Although the official agenda focused on the administration of defeated Germany—its demilitarisation, denasification, and reparations, the discussions soon shifted toward spheres of influence and the future of Poland, the division of Germany, and the looming threat of Japan. A secret note, the Potsdam Declaration, was also finalised in the days that followed, giving Japan an ultimatum to surrender unconditionally or face “prompt and utter destruction.”

Unbeknownst to Stalin, just one day before the conference opened, the United States had successfully tested the first atomic bomb in the New Mexico desert. This fact would soon redefine power dynamics, and how negotiations unfolded.

The Road to Potsdam

The seeds of the Potsdam Conference were sown years earlier in wartime summits like Tehran (1943) and Yalta (February 1945). At Yalta, the leaders had agreed in principle on dividing Germany into four occupation zones and ensuring democratic elections in liberated countries. But by the time the Big Three met in Potsdam, those agreements were unraveling in practice.

The global context was changing rapidly, as Nazi Germany had fallen, but Japan still fought fiercely in the Pacific. The Soviet Red Army had occupied much of Eastern Europe, and Stalin was quietly setting up pro-communist regimes. On the other hand, the United States had changed leadership, with Truman bringing a far less conciliatory approach than Roosevelt. Additionally, Britain’s empire was waning, and Churchill’s hold on leadership was slipping, soon to be confirmed by his electoral defeat during the conference. In many ways, Potsdam was less about concluding World War II and more about defining the world that would emerge from its ashes.

The Socio-Economic and Global Impact of the Potsdam Conference

What was decided or left unresolved at Potsdam created ripple effects that shaped the course of history.

Germany’s Fate and the Seeds of the Cold War

Germany was divided into four occupation zones, leading directly to the formation of East and West Germany. Berlin, similarly divided, became ground zero for the Cold War. The lack of agreement on long-term governance fostered distrust, culminating in the Berlin Blockade (1948) and, eventually, the building of the Berlin Wall.

The Nuclear Age Begins

Just days after Potsdam ended, the U.S. dropped atomic bombs on Hiroshima (Aug 6) and Nagasaki (Aug 9). Truman had informed Stalin vaguely about “a new weapon,” but the Soviets already had spies in the Manhattan Project and soon accelerated their nuclear program. The nuclear arms race began in earnest.

Rise of Bipolar World Order

Potsdam cemented the breakdown of the wartime alliance. What followed was a division of the world into U.S.-led capitalist democracies and Soviet-led communist states. Institutions like NATO (1949) and the Warsaw Pact (1955) were rooted in the mistrust that grew from Potsdam.

Economic Shifts and Reconstruction

The Allies initially agreed on extracting reparations, especially for the USSR, which had borne the brunt of Nazi aggression.
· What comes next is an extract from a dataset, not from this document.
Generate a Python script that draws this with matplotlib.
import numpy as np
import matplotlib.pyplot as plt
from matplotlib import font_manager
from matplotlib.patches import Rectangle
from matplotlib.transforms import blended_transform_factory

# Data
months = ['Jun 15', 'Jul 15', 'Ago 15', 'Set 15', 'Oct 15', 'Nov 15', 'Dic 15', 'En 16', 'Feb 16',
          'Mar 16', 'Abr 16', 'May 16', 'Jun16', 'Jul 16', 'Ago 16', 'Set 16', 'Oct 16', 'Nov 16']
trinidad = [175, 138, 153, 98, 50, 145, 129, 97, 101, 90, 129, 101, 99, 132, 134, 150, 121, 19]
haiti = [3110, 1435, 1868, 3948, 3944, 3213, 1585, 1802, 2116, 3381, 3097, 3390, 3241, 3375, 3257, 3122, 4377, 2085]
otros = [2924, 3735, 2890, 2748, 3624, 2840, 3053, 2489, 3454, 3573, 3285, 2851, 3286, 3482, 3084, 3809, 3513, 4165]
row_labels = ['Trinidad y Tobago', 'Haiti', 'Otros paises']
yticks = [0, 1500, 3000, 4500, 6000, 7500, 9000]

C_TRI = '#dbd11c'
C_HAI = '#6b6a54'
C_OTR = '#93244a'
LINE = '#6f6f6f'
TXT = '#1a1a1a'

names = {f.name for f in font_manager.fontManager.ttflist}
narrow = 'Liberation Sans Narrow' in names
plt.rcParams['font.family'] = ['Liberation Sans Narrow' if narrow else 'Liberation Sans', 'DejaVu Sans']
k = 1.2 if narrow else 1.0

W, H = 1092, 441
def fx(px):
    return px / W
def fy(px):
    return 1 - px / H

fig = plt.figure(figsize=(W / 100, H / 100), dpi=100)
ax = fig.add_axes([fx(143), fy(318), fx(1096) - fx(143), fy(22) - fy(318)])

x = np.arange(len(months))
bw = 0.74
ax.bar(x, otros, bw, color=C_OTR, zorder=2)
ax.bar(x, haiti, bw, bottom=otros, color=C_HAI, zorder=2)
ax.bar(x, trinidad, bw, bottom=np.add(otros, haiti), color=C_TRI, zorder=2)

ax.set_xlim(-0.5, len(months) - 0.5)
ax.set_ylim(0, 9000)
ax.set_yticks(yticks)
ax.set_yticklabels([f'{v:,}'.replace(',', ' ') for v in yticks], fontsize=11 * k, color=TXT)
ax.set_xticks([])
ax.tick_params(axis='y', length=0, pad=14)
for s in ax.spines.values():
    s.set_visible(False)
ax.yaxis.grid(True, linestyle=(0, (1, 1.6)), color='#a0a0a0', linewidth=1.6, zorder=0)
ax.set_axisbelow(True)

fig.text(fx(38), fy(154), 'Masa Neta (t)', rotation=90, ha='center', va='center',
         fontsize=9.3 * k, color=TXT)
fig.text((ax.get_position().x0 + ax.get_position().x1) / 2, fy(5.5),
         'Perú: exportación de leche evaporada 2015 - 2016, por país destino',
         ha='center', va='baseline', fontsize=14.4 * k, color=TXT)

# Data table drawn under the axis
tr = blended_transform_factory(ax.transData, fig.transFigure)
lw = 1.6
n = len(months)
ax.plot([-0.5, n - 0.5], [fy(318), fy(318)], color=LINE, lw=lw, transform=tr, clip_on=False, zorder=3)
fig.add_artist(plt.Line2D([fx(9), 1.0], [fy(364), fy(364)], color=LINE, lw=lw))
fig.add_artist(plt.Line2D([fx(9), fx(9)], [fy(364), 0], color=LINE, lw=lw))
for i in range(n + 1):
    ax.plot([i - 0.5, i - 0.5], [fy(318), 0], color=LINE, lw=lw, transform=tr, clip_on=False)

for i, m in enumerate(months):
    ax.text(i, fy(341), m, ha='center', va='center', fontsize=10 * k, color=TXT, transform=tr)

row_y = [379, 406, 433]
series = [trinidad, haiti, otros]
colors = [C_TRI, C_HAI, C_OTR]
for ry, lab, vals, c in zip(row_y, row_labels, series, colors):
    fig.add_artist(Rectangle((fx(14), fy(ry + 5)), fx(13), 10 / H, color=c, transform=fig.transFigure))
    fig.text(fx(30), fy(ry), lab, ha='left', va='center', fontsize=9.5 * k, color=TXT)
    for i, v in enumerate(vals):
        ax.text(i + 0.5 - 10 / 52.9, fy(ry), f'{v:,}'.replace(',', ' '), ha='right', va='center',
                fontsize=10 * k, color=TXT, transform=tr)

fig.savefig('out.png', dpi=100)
However, the U.S. soon pivoted with the Marshall Plan (1948) to rebuild Europe, excluding the Soviet sphere, which further deepened the East-West divide.

Japan’s Fate

The Potsdam Declaration demanded Japan’s unconditional surrender, rejected at first, it set the stage for Hiroshima and Nagasaki. Japan’s surrender on August 15, 1945, ended WWII completely and began U.S. occupation, democratic reform, and economic transformation.

A Silent Shift That Shaped Generations

The conference at Potsdam wasn’t loud like the battles that preceded it. There were no bombs dropped, no treaties signed with fanfare. But in quiet rooms with cigars, notes, and guarded smiles, the shape of the post-war world was decided—half cooperative, half confrontational. July 17, 1945, marked as the beginning of the conference and the birth of a new geopolitical era. The war may have ended in trenches and ruins, but the peace that followed was hammered out in words, and its echoes still define the world we live in today.